* **The problem**
Select all lines holding the word "this" from the entries that follow.
══════════════════════════════
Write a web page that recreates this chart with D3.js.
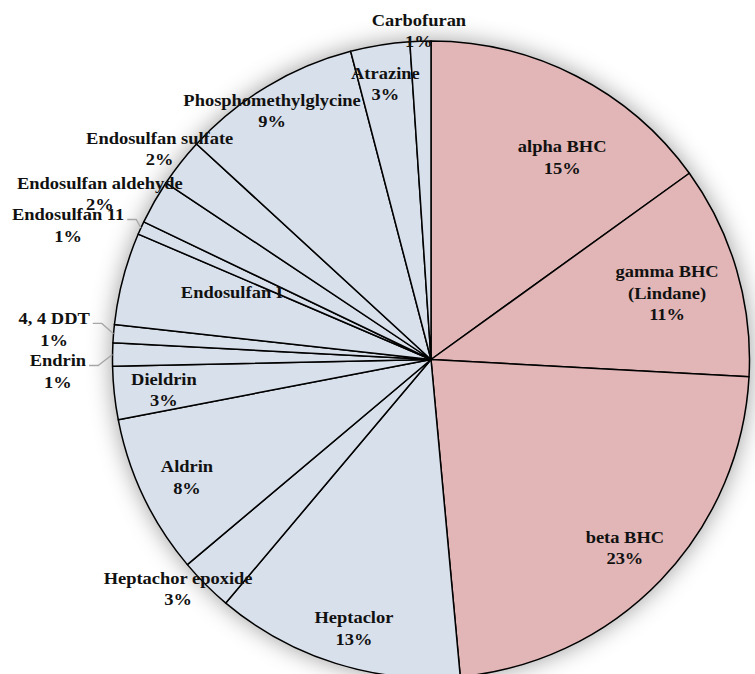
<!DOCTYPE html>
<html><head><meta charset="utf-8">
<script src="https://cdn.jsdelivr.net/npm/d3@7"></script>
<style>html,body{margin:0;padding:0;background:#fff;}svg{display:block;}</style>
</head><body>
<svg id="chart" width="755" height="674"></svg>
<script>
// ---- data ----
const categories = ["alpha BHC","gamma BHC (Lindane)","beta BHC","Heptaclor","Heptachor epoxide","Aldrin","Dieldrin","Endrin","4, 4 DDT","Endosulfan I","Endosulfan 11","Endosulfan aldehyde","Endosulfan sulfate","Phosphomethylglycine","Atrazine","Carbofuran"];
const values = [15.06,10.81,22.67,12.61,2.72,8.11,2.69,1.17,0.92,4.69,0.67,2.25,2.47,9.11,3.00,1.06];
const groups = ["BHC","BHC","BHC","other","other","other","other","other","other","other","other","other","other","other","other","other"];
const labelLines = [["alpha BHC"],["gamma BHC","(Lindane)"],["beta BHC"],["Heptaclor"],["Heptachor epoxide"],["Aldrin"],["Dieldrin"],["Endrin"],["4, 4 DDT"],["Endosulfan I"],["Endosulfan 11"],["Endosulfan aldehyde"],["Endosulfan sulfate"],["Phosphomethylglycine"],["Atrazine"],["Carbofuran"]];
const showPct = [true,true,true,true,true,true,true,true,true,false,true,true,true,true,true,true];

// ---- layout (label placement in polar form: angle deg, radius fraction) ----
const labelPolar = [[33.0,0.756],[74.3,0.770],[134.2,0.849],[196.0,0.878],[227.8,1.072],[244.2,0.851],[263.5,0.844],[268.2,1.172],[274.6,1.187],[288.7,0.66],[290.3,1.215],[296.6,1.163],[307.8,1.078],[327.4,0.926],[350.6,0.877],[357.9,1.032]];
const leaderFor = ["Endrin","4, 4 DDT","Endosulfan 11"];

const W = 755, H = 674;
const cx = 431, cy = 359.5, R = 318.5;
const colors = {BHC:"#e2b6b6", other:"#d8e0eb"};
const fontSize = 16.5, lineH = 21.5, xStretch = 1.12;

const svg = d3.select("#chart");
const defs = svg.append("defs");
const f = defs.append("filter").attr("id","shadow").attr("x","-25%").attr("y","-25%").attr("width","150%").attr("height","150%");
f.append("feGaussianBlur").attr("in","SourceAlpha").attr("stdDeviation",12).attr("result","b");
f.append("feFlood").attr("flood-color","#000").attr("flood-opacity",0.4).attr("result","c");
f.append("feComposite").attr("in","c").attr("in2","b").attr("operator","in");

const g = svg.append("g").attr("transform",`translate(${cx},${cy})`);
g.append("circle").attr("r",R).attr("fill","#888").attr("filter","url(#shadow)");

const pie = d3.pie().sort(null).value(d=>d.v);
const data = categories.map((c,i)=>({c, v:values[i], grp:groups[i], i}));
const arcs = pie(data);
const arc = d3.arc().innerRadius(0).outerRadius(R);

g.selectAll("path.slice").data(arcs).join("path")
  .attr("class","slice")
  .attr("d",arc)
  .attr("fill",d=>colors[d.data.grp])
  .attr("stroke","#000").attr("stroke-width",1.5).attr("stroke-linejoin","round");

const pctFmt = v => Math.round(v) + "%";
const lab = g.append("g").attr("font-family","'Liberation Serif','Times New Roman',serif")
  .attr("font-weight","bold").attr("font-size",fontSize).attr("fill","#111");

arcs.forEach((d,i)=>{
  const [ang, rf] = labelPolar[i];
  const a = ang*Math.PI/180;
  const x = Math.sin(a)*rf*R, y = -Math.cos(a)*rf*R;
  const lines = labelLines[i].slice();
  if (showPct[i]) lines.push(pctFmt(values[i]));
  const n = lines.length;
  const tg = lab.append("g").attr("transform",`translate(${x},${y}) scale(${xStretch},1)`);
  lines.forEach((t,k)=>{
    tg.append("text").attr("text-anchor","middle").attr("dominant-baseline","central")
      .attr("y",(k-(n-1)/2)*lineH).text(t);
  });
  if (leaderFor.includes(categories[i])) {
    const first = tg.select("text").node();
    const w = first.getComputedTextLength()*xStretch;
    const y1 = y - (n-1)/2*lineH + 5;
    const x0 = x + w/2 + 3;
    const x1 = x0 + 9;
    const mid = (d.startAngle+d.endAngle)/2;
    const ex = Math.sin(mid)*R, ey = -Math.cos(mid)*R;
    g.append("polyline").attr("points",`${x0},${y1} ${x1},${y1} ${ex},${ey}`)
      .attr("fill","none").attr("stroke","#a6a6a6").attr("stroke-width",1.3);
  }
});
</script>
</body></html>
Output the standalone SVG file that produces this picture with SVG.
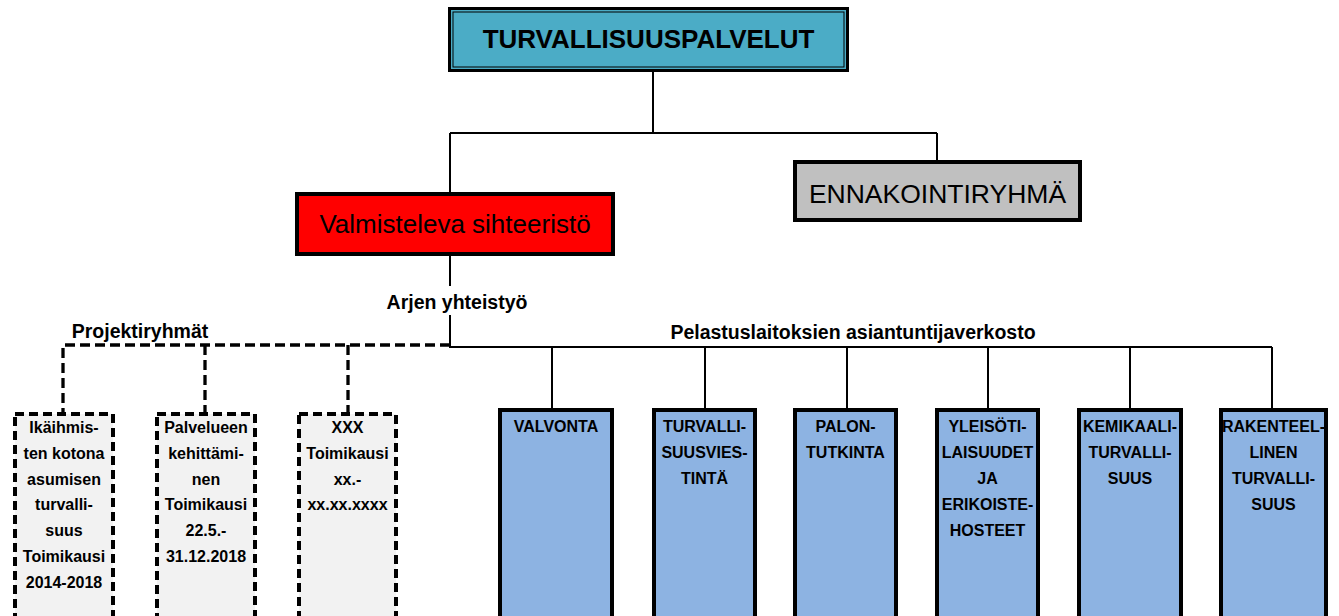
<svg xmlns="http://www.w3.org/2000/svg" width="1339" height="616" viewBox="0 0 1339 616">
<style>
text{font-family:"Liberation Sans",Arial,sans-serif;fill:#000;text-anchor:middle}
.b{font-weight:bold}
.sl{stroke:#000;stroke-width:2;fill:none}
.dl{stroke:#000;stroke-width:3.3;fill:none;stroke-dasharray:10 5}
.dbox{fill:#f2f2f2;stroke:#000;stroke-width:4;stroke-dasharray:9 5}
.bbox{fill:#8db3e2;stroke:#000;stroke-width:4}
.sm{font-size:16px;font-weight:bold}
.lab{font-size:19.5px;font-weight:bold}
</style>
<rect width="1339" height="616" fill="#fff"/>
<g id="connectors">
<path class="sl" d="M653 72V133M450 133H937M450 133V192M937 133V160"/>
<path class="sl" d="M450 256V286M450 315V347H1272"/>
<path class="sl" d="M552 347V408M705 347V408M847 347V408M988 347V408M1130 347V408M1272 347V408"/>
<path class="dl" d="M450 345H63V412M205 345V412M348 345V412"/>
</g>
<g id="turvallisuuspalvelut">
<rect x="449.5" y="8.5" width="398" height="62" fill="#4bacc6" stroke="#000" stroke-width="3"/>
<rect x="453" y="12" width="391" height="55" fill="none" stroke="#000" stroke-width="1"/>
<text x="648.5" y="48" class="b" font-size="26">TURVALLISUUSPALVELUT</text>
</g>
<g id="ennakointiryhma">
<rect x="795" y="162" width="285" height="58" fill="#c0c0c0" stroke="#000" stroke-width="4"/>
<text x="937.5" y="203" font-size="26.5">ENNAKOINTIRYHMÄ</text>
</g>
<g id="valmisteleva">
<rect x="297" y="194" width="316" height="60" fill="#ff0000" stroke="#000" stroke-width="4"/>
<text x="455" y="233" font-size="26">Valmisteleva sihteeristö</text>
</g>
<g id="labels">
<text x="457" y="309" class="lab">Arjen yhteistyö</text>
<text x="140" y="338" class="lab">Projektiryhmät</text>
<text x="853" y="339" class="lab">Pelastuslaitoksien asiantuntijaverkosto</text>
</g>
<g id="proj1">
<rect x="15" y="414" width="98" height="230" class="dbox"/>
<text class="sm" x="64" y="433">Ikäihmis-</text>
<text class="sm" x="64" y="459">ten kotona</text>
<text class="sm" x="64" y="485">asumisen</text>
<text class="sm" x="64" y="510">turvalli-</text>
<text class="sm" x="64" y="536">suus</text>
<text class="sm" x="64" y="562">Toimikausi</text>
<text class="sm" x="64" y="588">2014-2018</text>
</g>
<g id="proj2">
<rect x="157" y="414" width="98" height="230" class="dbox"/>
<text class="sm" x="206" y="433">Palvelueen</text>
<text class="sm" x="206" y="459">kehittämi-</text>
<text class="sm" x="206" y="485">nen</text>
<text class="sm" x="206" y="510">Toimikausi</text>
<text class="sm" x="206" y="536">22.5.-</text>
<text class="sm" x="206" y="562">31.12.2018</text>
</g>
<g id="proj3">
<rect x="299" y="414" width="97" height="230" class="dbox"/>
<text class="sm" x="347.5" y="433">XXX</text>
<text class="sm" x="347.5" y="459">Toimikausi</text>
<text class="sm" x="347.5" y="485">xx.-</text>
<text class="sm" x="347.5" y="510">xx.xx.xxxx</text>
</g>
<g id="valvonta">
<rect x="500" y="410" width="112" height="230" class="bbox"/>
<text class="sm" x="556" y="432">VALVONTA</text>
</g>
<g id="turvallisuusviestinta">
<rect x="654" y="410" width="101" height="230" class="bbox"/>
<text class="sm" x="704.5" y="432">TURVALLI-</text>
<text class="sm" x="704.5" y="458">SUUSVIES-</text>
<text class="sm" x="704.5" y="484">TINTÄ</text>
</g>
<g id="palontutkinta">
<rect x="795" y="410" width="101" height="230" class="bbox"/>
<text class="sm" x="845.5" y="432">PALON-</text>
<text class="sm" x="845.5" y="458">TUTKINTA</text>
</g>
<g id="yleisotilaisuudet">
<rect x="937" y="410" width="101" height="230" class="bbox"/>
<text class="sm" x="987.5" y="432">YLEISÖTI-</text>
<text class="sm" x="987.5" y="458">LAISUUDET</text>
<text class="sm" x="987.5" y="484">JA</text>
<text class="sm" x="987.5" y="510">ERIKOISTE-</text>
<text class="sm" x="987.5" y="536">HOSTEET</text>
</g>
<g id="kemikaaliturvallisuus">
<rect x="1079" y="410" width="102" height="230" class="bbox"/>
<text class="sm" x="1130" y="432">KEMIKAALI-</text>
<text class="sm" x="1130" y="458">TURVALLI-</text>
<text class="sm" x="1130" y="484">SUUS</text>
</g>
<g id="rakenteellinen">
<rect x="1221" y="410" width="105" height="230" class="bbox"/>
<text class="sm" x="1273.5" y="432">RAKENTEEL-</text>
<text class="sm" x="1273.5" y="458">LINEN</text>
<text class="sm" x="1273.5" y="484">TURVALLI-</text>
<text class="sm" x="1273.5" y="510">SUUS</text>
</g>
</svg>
══════════════════════════════
* **Result**
Write a web page that recreates this chart with D3.js.
Output the standalone SVG file that produces this picture with SVG.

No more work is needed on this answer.